▶ [TASK OBJECTIVE]: Give back only the lines from the one that contains "Rebuild this chart" through the one that contains "15.0, 15.0, 3.9]", word for word and without images.

>> begin EXERCISE MATERIALS

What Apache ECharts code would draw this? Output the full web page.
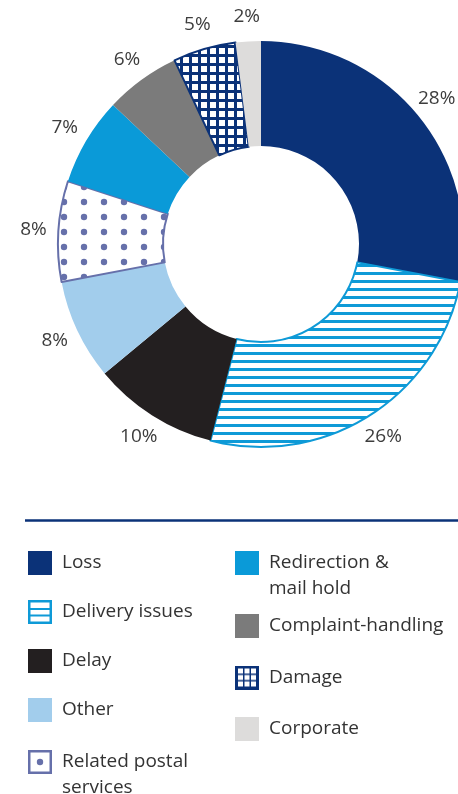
<!DOCTYPE html>
<html>
<head>
<meta charset="utf-8">
<script src="https://cdn.jsdelivr.net/npm/echarts@6/dist/echarts.min.js"></script>
<style>
  html, body { margin: 0; padding: 0; background: #fff; }
  #main { width: 458px; height: 794px; }
</style>
</head>
<body>
<div id="main"></div>
<script>
// complaint categories, clockwise from 12 o'clock
var categories = ['Loss', 'Delivery issues', 'Delay', 'Other', 'Related postal services',
  'Redirection & mail hold', 'Complaint-handling', 'Damage', 'Corporate'];
var shares = [28, 26, 10, 8, 8, 7, 6, 5, 2];
var legendText = ['Loss', 'Delivery issues', 'Delay', 'Other', 'Related postal\nservices',
  'Redirection &\nmail hold', 'Complaint-handling', 'Damage', 'Corporate'];

var navy = '#0b3278';
var cyan = '#0e9ad7';
var dotBlue = '#6670aa';
var font = 'Open Sans';

function tile(w, h, draw) {
  var c = document.createElement('canvas');
  c.width = w;
  c.height = h;
  draw(c.getContext('2d'), w, h);
  return c;
}

// fills for the slices
var stripeTile = tile(8, 8, function (ctx) {
  ctx.fillStyle = '#fff'; ctx.fillRect(0, 0, 8, 8);
  ctx.fillStyle = cyan; ctx.fillRect(0, 0, 8, 3);
});
var dotTile = tile(20, 15, function (ctx) {
  ctx.fillStyle = '#fff'; ctx.fillRect(0, 0, 20, 15);
  ctx.fillStyle = dotBlue; ctx.beginPath(); ctx.arc(4, 7, 3.2, 0, Math.PI * 2); ctx.fill();
});
var gridTile = tile(9, 9, function (ctx) {
  ctx.fillStyle = navy; ctx.fillRect(0, 0, 9, 9);
  ctx.fillStyle = '#fff'; ctx.fillRect(3, 3, 6, 6);
});

// legend icons for the patterned items
var stripeIcon = tile(24, 24, function (ctx) {
  ctx.fillStyle = '#fff'; ctx.fillRect(0, 0, 24, 24);
  ctx.strokeStyle = cyan; ctx.lineWidth = 2.5; ctx.strokeRect(1.25, 1.25, 21.5, 21.5);
  ctx.fillStyle = cyan; ctx.fillRect(0, 8, 24, 2); ctx.fillRect(0, 14.5, 24, 2);
});
var dotIcon = tile(24, 24, function (ctx) {
  ctx.fillStyle = '#fff'; ctx.fillRect(0, 0, 24, 24);
  ctx.strokeStyle = dotBlue; ctx.lineWidth = 2.5; ctx.strokeRect(1.25, 1.25, 21.5, 21.5);
  ctx.fillStyle = dotBlue; ctx.beginPath(); ctx.arc(12, 12, 3.2, 0, Math.PI * 2); ctx.fill();
});
var gridIcon = tile(24, 24, function (ctx) {
  ctx.fillStyle = navy; ctx.fillRect(0, 0, 24, 24);
  ctx.fillStyle = '#fff';
  for (var r = 0; r < 3; r++) {
    for (var c = 0; c < 3; c++) {
      ctx.fillRect(3 + c * 6.5, 3 + r * 6.5, 5, 5);
    }
  }
});

var sliceStyles = [
  { color: navy },
  { color: { image: stripeTile, repeat: 'repeat' }, borderColor: cyan, borderWidth: 2 },
  { color: '#231f20' },
  { color: '#a2cdec' },
  { color: { image: dotTile, repeat: 'repeat' }, borderColor: dotBlue, borderWidth: 2 },
  { color: '#0a9ad8' },
  { color: '#7b7b7b' },
  { color: { image: gridTile, repeat: 'repeat' }, borderColor: navy, borderWidth: 2 },
  { color: '#dddcdb' }
];
var legendIcons = [null, stripeIcon, null, null, dotIcon, null, null, gridIcon, null];

var center = [261, 244];
var labelRadius = 228;
var total = shares.reduce(function (a, b) { return a + b; }, 0);

function legendItem(i) {
  var item = { name: categories[i], icon: 'rect' };
  if (legendIcons[i]) item.icon = 'image://' + legendIcons[i].toDataURL();
  if (legendText[i].indexOf('\n') >= 0) item.textStyle = { lineHeight: 26 };
  return item;
}

// two-line entries get a blank line in front so their first line sits level with the box
function legendLabel(name) {
  var t = legendText[categories.indexOf(name)];
  return t.indexOf('\n') >= 0 ? ' \n' + t : t;
}

function legend(left, top, gap, idx) {
  return {
    orient: 'vertical',
    left: left,
    top: top,
    padding: 0,
    itemWidth: 24,
    itemHeight: 24,
    itemGap: gap,
    selectedMode: false,
    data: idx.map(legendItem),
    formatter: legendLabel,
    textStyle: { fontFamily: font, fontSize: 19, color: '#333', lineHeight: 24, padding: [0, 0, 0, 5] }
  };
}

var chart = echarts.init(document.getElementById('main'));
chart.setOption({
  animation: false,
  legend: [
    legend(28, 551, 25, [0, 1, 2, 3]),
    legend(28, 750 - 27, 25, [4]),
    legend(235, 551 - 27, 25, [5]),
    legend(235, 614, 27.5, [6, 7, 8])
  ],
  graphic: [{
    type: 'line',
    shape: { x1: 25, y1: 520.5, x2: 458, y2: 520.5 },
    style: { stroke: navy, lineWidth: 2.5 }
  }],
  series: [{
    type: 'pie',
    center: center,
    radius: [98, 203],
    startAngle: 90,
    clockwise: true,
    avoidLabelOverlap: false,
    data: categories.map(function (n, i) {
      return { name: n, value: shares[i], itemStyle: sliceStyles[i] };
    }),
    label: {
      show: true,
      position: 'outside',
      formatter: '{c}%',
      fontFamily: font,
      fontSize: 19,
      color: '#3d3d3d'
    },
    labelLine: { show: false },
    labelLayout: function (p) {
      var before = 0;
      for (var i = 0; i < p.dataIndex; i++) before += shares[i];
      var a = (before + shares[p.dataIndex] / 2) / total * Math.PI * 2;
      return {
        x: center[0] + labelRadius * Math.sin(a),
        y: center[1] - labelRadius * Math.cos(a),
        align: 'center',
        verticalAlign: 'middle'
      };
    }
  }]
});
</script>
</body>
</html>
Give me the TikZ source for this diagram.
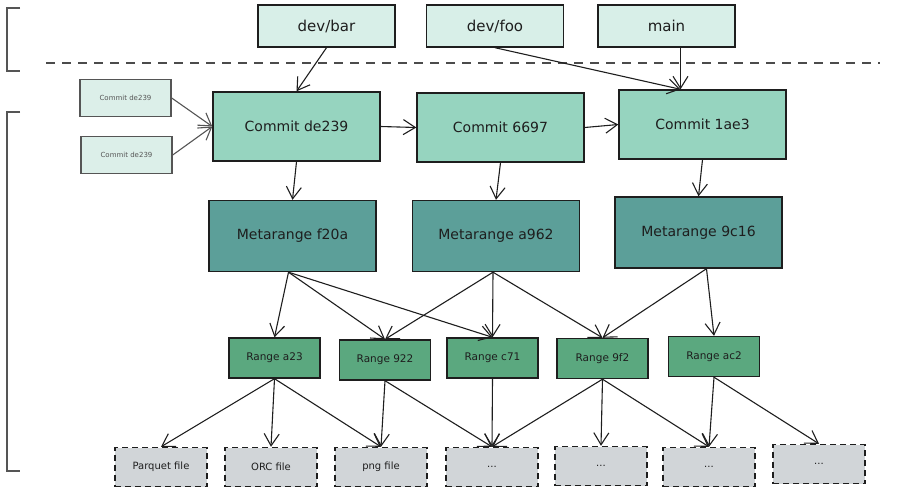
\documentclass[tikz,border=0pt]{standalone}
\usepackage{fontspec}
\setmainfont{DejaVu Sans}
\usetikzlibrary{arrows.meta}

\definecolor{ink}{HTML}{1E1E1E}
\definecolor{branchfill}{HTML}{D8EFE8}
\definecolor{oldfill}{HTML}{DCEFE9}
\definecolor{commitfill}{HTML}{96D4BF}
\definecolor{metafill}{HTML}{5C9F99}
\definecolor{rangefill}{HTML}{5BA87F}
\definecolor{filefill}{HTML}{D1D5D8}
\definecolor{guide}{HTML}{555555}

\begin{document}
\begin{tikzpicture}[x=1pt,y=-1pt, line width=1.1pt,
  box/.style={draw=ink, line width=1.4pt, inner sep=0pt, text=ink},
  branchbox/.style={box, fill=branchfill, minimum width=137pt, minimum height=42pt,
    font=\fontsize{15}{17}\selectfont},
  oldbox/.style={box, draw=guide, fill=oldfill, minimum width=91pt, minimum height=37pt,
    text=guide, font=\fontsize{7}{8}\selectfont},
  commitbox/.style={box, fill=commitfill, minimum width=167pt, minimum height=69pt,
    font=\fontsize{14}{16}\selectfont},
  metabox/.style={box, fill=metafill, minimum width=167pt, minimum height=71pt,
    font=\fontsize{14}{16}\selectfont},
  rangebox/.style={box, fill=rangefill, minimum width=91pt, minimum height=40pt,
    font=\fontsize{10.5}{12}\selectfont},
  filebox/.style={box, dashed, dash pattern=on 6pt off 4pt, fill=filefill,
    minimum width=92pt, minimum height=39pt, font=\fontsize{10}{12}\selectfont},
  link/.style={draw=ink, line width=1.1pt, -{Straight Barb[length=12pt,width=15pt]}},
  oldlink/.style={link, draw=guide},
  bracket/.style={draw=guide, line width=1.1pt}]

\useasboundingbox (0,0) rectangle (910,498);

% =========================
% refs
% =========================
\node[branchbox] (bar)  at (326.5,26) {dev/bar};
\node[branchbox] (foo)  at (495,26)   {dev/foo};
\node[branchbox] (main) at (666.5,26) {main};

% separator and brackets
\draw[bracket] (20,8) -- (7,8) -- (7,71) -- (20,71);
\draw[bracket] (20,112) -- (7,112) -- (7,471) -- (20,471);
\draw[draw=ink!80, line width=1.6pt, dash pattern=on 9pt off 7pt] (46,63) -- (880,63);

% =========================
% commits
% =========================
\node[oldbox] (old1) at (125.5,98)  {Commit de239};
\node[oldbox] (old2) at (126.5,155) {Commit de239};

\node[commitbox] (c1) at (296.5,126.5) {Commit de239};
\node[commitbox] (c2) at (500.5,127.5) {Commit 6697};
\node[commitbox] (c3) at (702.5,124.5) {Commit 1ae3};

\draw[link] (bar.south) -- (c1.north);
\draw[link] (foo.south) -- ([xshift=-22pt]c3.north);
\draw[link] ([xshift=14pt]main.south) -- ([xshift=-22pt]c3.north);

\draw[oldlink] (old1.east) -- (c1.west);
\draw[oldlink] (old2.east) -- (c1.west);

\draw[link] (c1.east) -- (c2.west);
\draw[link] (c2.east) -- (c3.west);

% =========================
% metaranges
% =========================
\node[metabox] (m1) at (292.5,236)   {Metarange f20a};
\node[metabox] (m2) at (496,236)     {Metarange a962};
\node[metabox] (m3) at (698.5,232.5) {Metarange 9c16};

\draw[link] (c1.south) -- (m1.north);
\draw[link] (c2.south) -- (m2.north);
\draw[link] (c3.south) -- (m3.north);

% =========================
% ranges
% =========================
\node[rangebox] (r1) at (274.5,358) {Range a23};
\node[rangebox] (r2) at (385,360)   {Range 922};
\node[rangebox] (r3) at (492.5,358) {Range c71};
\node[rangebox] (r4) at (602.5,358.5) {Range 9f2};
\node[rangebox] (r5) at (714,356.5) {Range ac2};

\foreach \r in {r1,r2,r3} \draw[link] ([xshift=-4pt]m1.south) -- (\r.north);
\foreach \r in {r2,r3,r4} \draw[link] ([xshift=-3pt]m2.south) -- (\r.north);
\foreach \r in {r4,r5} \draw[link] ([xshift=8pt]m3.south) -- (\r.north);

% =========================
% files
% =========================
\node[filebox] (f1) at (161,467)   {Parquet file};
\node[filebox] (f2) at (271,467)   {ORC file};
\node[filebox] (f3) at (381,467)   {png file};
\node[filebox] (f4) at (492,467)   {...};
\node[filebox] (f5) at (601,466)   {...};
\node[filebox] (f6) at (709,467)   {...};
\node[filebox] (f7) at (819,464)   {...};

\foreach \f in {f1,f2,f3} \draw[link] (r1.south) -- (\f.north);
\foreach \f in {f3,f4} \draw[link] (r2.south) -- (\f.north);
\draw[link] (r3.south) -- (f4.north);
\foreach \f in {f4,f5,f6} \draw[link] (r4.south) -- (\f.north);
\foreach \f in {f6,f7} \draw[link] (r5.south) -- (\f.north);

\end{tikzpicture}
\end{document}
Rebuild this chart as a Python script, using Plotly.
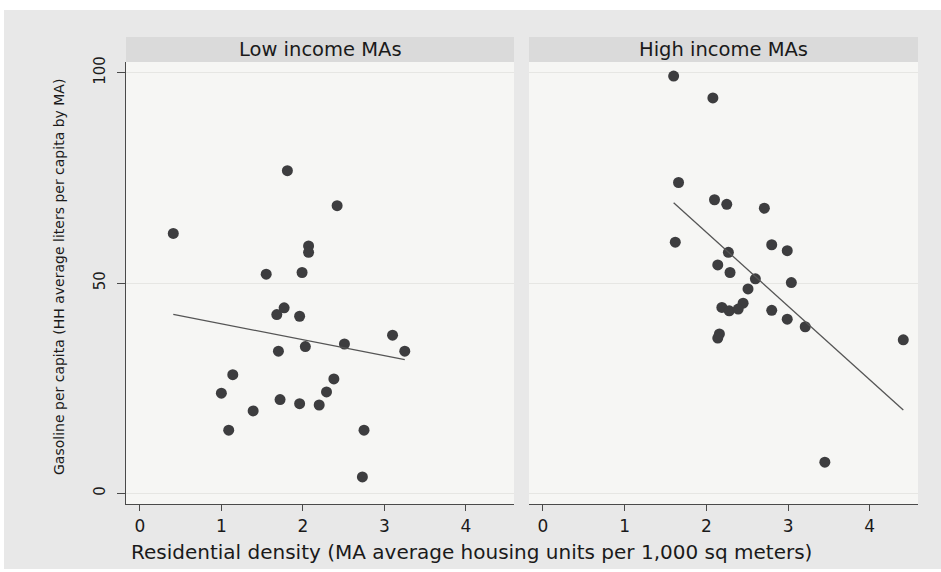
import numpy as np
import plotly.graph_objects as go

# Residential density (housing units per 1,000 sq m) and gasoline per capita, by income group
low_density = [0.41, 1.81, 2.42, 2.07, 2.07, 1.55, 1.99, 1.77, 1.68, 1.96, 3.10, 2.51, 2.03,
               1.70, 3.25, 1.14, 2.38, 2.29, 1.00, 1.72, 1.96, 2.20, 1.39, 1.09, 2.75, 2.73]
low_gasoline = [61.8, 76.7, 68.4, 58.8, 57.3, 52.1, 52.5, 44.1, 42.5, 42.1, 37.6, 35.5, 34.9,
                33.8, 33.8, 28.2, 27.2, 24.1, 23.8, 22.3, 21.3, 21.0, 19.6, 15.0, 15.0, 3.9]

high_density = [1.60, 2.08, 1.66, 2.10, 2.25, 2.71, 1.62, 2.80, 2.99, 2.27, 2.14, 2.29, 2.60,
                3.04, 2.51, 2.45, 2.19, 2.28, 2.39, 2.80, 2.99, 3.21, 2.16, 2.14, 4.41, 3.45]
high_gasoline = [99.2, 94.0, 73.9, 69.8, 68.7, 67.8, 59.7, 59.1, 57.7, 57.3, 54.3, 52.5, 51.0,
                 50.1, 48.6, 45.2, 44.2, 43.4, 43.8, 43.5, 41.4, 39.6, 37.9, 36.9, 36.5, 7.4]

panel_titles = ["Low income MAs", "High income MAs"]
x_ticks = [0, 1, 2, 3, 4]
y_ticks = [0, 50, 100]
x_title = "Residential density (MA average housing units per 1,000 sq meters)"
y_title = "Gasoline per capita (HH average liters per capita by MA)"

W, H = 941, 572
FONT = "DejaVu Sans"
OUTER_BG = "#e8e8e8"
PLOT_BG = "#f6f6f4"
STRIP_BG = "#dadada"
GRID = "#e6e6e3"
MARKER = "#3d3d3f"
AXIS = "#4a4a4a"
TEXT = "#1a1a1a"


def fx(px):
    return px / W


def fy(py):
    return 1 - py / H


def ols_line(x, y):
    x = np.asarray(x, float)
    y = np.asarray(y, float)
    slope, intercept = np.polyfit(x, y, 1)
    xs = np.array([x.min(), x.max()])
    return xs, intercept + slope * xs


fig = go.Figure()

panels = [(low_density, low_gasoline, "x", "y"), (high_density, high_gasoline, "x2", "y2")]
for xd, yd, xa, ya in panels:
    fig.add_trace(go.Scatter(
        x=xd, y=yd, mode="markers", xaxis=xa, yaxis=ya,
        marker=dict(size=11, color=MARKER, line=dict(width=0)),
        showlegend=False, hoverinfo="x+y"))
    lx, ly = ols_line(xd, yd)
    fig.add_trace(go.Scatter(
        x=lx, y=ly, mode="lines", xaxis=xa, yaxis=ya,
        line=dict(color="#555555", width=1.3),
        showlegend=False, hoverinfo="skip"))

x_range = [-0.17, 4.59]
y_range = [-2.54, 102.55]
y_domain = [fy(504), fy(62)]

xaxis_common = dict(
    range=x_range, tickvals=x_ticks, ticktext=[str(v) for v in x_ticks],
    showgrid=False, zeroline=False, showline=True, linecolor=AXIS, linewidth=1.2,
    ticks="outside", ticklen=6, tickcolor=AXIS, tickwidth=1.2,
    tickfont=dict(family=FONT, size=17, color=TEXT), automargin=False, fixedrange=True)

fig.update_layout(
    width=W, height=H,
    margin=dict(l=0, r=0, t=0, b=0, pad=0, autoexpand=False),
    paper_bgcolor=OUTER_BG, plot_bgcolor=PLOT_BG,
    xaxis=dict(xaxis_common, domain=[fx(126), fx(514)], anchor="y"),
    xaxis2=dict(xaxis_common, domain=[fx(529), fx(918)], anchor="y2"),
    yaxis=dict(
        range=y_range, domain=y_domain, anchor="x",
        tickvals=y_ticks, ticktext=[str(v) for v in y_ticks], tickangle=-90,
        showgrid=True, gridcolor=GRID, gridwidth=1, zeroline=False,
        showline=True, linecolor=AXIS, linewidth=1.2,
        ticks="outside", ticklen=8, tickcolor=AXIS, tickwidth=1.2,
        ticklabelstandoff=6, automargin=False,
        tickfont=dict(family=FONT, size=15, color=TEXT), fixedrange=True),
    yaxis2=dict(
        range=y_range, domain=y_domain, anchor="x2",
        tickvals=y_ticks, showticklabels=False, ticks="",
        showgrid=True, gridcolor=GRID, gridwidth=1, zeroline=False,
        showline=False, automargin=False, fixedrange=True),
)

# white border around the gray graph region
for x0, x1, y0, y1 in [(0, W, 0, 10), (0, 4, 0, H), (0, W, 569, H)]:
    fig.add_shape(type="rect", xref="paper", yref="paper",
                  x0=fx(x0), x1=fx(x1), y0=fy(y1), y1=fy(y0),
                  fillcolor="white", line=dict(width=0), layer="below")

# panel header strips
for (sx0, sx1), title in zip([(126, 514), (529, 918)], panel_titles):
    fig.add_shape(type="rect", xref="paper", yref="paper",
                  x0=fx(sx0), x1=fx(sx1), y0=fy(62), y1=fy(37),
                  fillcolor=STRIP_BG, line=dict(width=0), layer="below")
    fig.add_annotation(x=fx((sx0 + sx1) / 2), y=fy(49.5), xref="paper", yref="paper",
                       text=title, showarrow=False, xanchor="center", yanchor="middle",
                       font=dict(family=FONT, size=19.5, color=TEXT))

fig.add_annotation(x=fx(471), y=fy(552), xref="paper", yref="paper",
                   text=x_title, showarrow=False, xanchor="center", yanchor="middle",
                   font=dict(family=FONT, size=20, color=TEXT))
fig.add_annotation(x=fx(59), y=fy(277), xref="paper", yref="paper",
                   text=y_title, showarrow=False, textangle=-90,
                   xanchor="center", yanchor="middle",
                   font=dict(family=FONT, size=14, color=TEXT))

fig.write_html("out.html")
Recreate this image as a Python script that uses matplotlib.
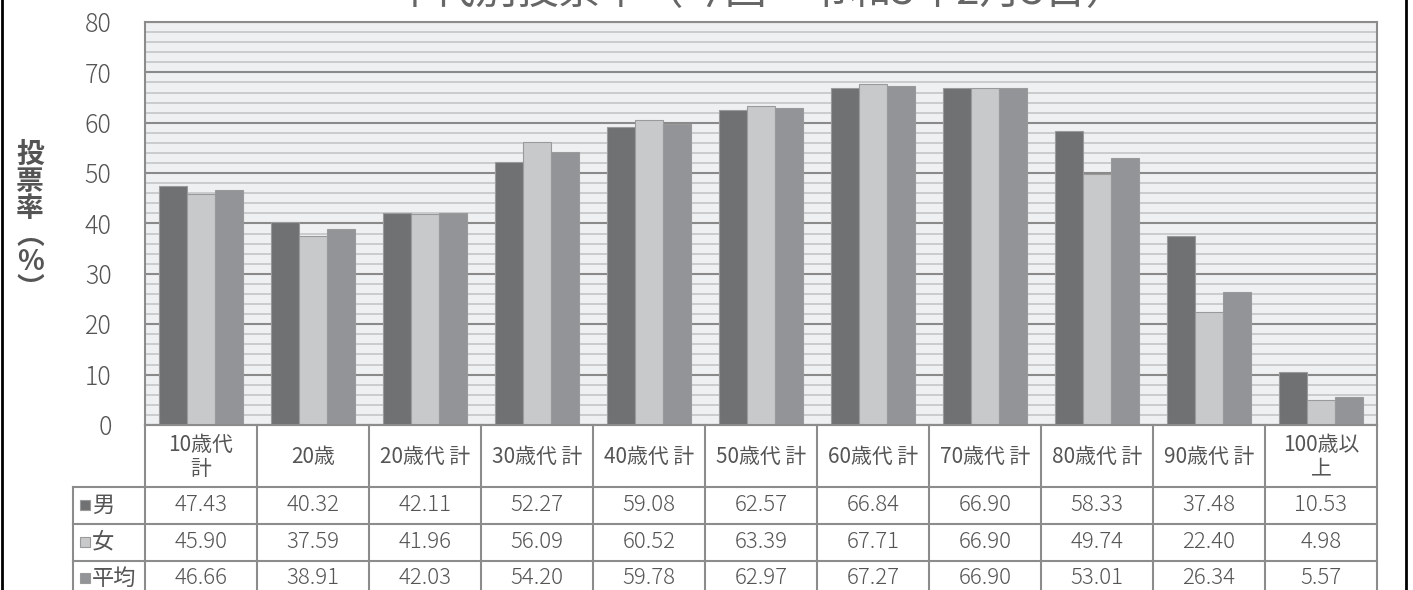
import matplotlib
matplotlib.use("Agg")
import matplotlib.pyplot as plt
from matplotlib.patches import Rectangle
from matplotlib.lines import Line2D
import numpy as np

plt.rcParams['font.family'] = ['Noto Sans CJK JP', 'DejaVu Sans']

categories = ["10歳代\n計", "20歳", "20歳代 計", "30歳代 計", "40歳代 計", "50歳代 計",
              "60歳代 計", "70歳代 計", "80歳代 計", "90歳代 計", "100歳以\n上"]
male = [47.43, 40.32, 42.11, 52.27, 59.08, 62.57, 66.84, 66.90, 58.33, 37.48, 10.53]
female = [45.90, 37.59, 41.96, 56.09, 60.52, 63.39, 67.71, 66.90, 49.74, 22.40, 4.98]
average = [46.66, 38.91, 42.03, 54.20, 59.78, 62.97, 67.27, 66.90, 53.01, 26.34, 5.57]
series_names = ["男", "女", "平均"]
title = "年代別投票率（今回　令和3年2月3日）"

W, H = 1413, 590
colors = ["#707173", "#c8c9cb", "#939497"]
txt_color = "#555555"
line_color = "#8c8c8c"

fig = plt.figure(figsize=(W / 100, H / 100), dpi=100)


def fx(px):
    return px / W


def fy(py):
    return 1 - py / H


# plot area in pixels
left, right, top, bottom = 145, 1377, 22, 425
ax = fig.add_axes([fx(left), fy(bottom), fx(right - left), (bottom - top) / H])
ax.set_facecolor("#eff0f2")

n = len(categories)
x = np.arange(n) + 0.5
bw = 0.25
for i, vals in enumerate([male, female, average]):
    ax.bar(x + (i - 1) * bw, vals, bw, color=colors[i], edgecolor="#9a9a9a",
           linewidth=0.8, zorder=3, label=series_names[i])

ax.set_xlim(0, n)
ax.set_ylim(0, 80)
ax.set_yticks(range(0, 81, 10))
ax.set_yticks(range(0, 81, 2), minor=True)
ax.grid(which="minor", axis="y", color="#c4c5c7", linewidth=1.2, zorder=1)
ax.grid(which="major", axis="y", color="#8a8a8a", linewidth=1.5, zorder=2)
ax.set_xticks([])
ax.tick_params(axis="y", which="both", length=0, pad=24, labelsize=18, labelcolor=txt_color)
for lab in ax.get_yticklabels():
    lab.set_fontweight("light")
for s in ["top", "right", "left", "bottom"]:
    ax.spines[s].set_color(line_color)
    ax.spines[s].set_linewidth(1.5)

# y label, stacked vertically
ylab = "投\n票\n率\n︵\n%\n︶"
fig.text(fx(30), fy(222), ylab, ha="center", va="center", fontsize=20, fontweight="bold",
         color=txt_color, linespacing=0.95)

# title (cut at top of the image as in the original)
fig.text(fx(760), fy(13), title, ha="center", va="bottom", fontsize=30, color="#666666")

# data table below the chart
col_w = (right - left) / n
row_lines = [425, 487, 524, 561, 598]
lab_left = 73


def hline(y, x0, x1):
    fig.add_artist(Line2D([fx(x0), fx(x1)], [fy(y), fy(y)], color=line_color, linewidth=1.5))


def vline(x0, y0, y1):
    fig.add_artist(Line2D([fx(x0), fx(x0)], [fy(y0), fy(y1)], color=line_color, linewidth=1.5))


hline(row_lines[0], left, right)
for y in row_lines[1:]:
    hline(y, lab_left, right)
vline(lab_left, row_lines[1], row_lines[-1])
for j in range(n + 1):
    vline(left + j * col_w, row_lines[0], row_lines[-1])

for j, cat in enumerate(categories):
    cx = left + (j + 0.5) * col_w
    fig.text(fx(cx), fy((row_lines[0] + row_lines[1]) / 2 + 1), cat, ha="center", va="center",
             fontsize=15, color=txt_color, linespacing=1.1)

row_centers = [505, 542, 578]
for i, vals in enumerate([male, female, average]):
    cy = row_centers[i]
    fig.add_artist(Rectangle((fx(80), fy(cy + 5)), fx(10), 10 / H, facecolor=colors[i],
                             edgecolor="#9a9a9a", linewidth=0.8, transform=fig.transFigure))
    fig.text(fx(92), fy(cy), series_names[i], ha="left", va="center", fontsize=16, color=txt_color)
    for j, v in enumerate(vals):
        cx = left + (j + 0.5) * col_w
        fig.text(fx(cx), fy(cy), f"{v:.2f}", ha="center", va="center", fontsize=16,
                 color=txt_color, fontweight="light")

# outer frame
fig.add_artist(Line2D([fx(2), fx(2)], [0, 1], color="black", linewidth=2))
fig.add_artist(Line2D([fx(1406), fx(1406)], [0, 1], color="black", linewidth=2))

fig.savefig("out.png", dpi=100)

>> end EXERCISE MATERIALS

▶ [SOLUTION]:
Rebuild this chart as a Python script, using Plotly.
import numpy as np
import plotly.graph_objects as go

# Residential density (housing units per 1,000 sq m) and gasoline per capita, by income group
low_density = [0.41, 1.81, 2.42, 2.07, 2.07, 1.55, 1.99, 1.77, 1.68, 1.96, 3.10, 2.51, 2.03,
               1.70, 3.25, 1.14, 2.38, 2.29, 1.00, 1.72, 1.96, 2.20, 1.39, 1.09, 2.75, 2.73]
low_gasoline = [61.8, 76.7, 68.4, 58.8, 57.3, 52.1, 52.5, 44.1, 42.5, 42.1, 37.6, 35.5, 34.9,
                33.8, 33.8, 28.2, 27.2, 24.1, 23.8, 22.3, 21.3, 21.0, 19.6, 15.0, 15.0, 3.9]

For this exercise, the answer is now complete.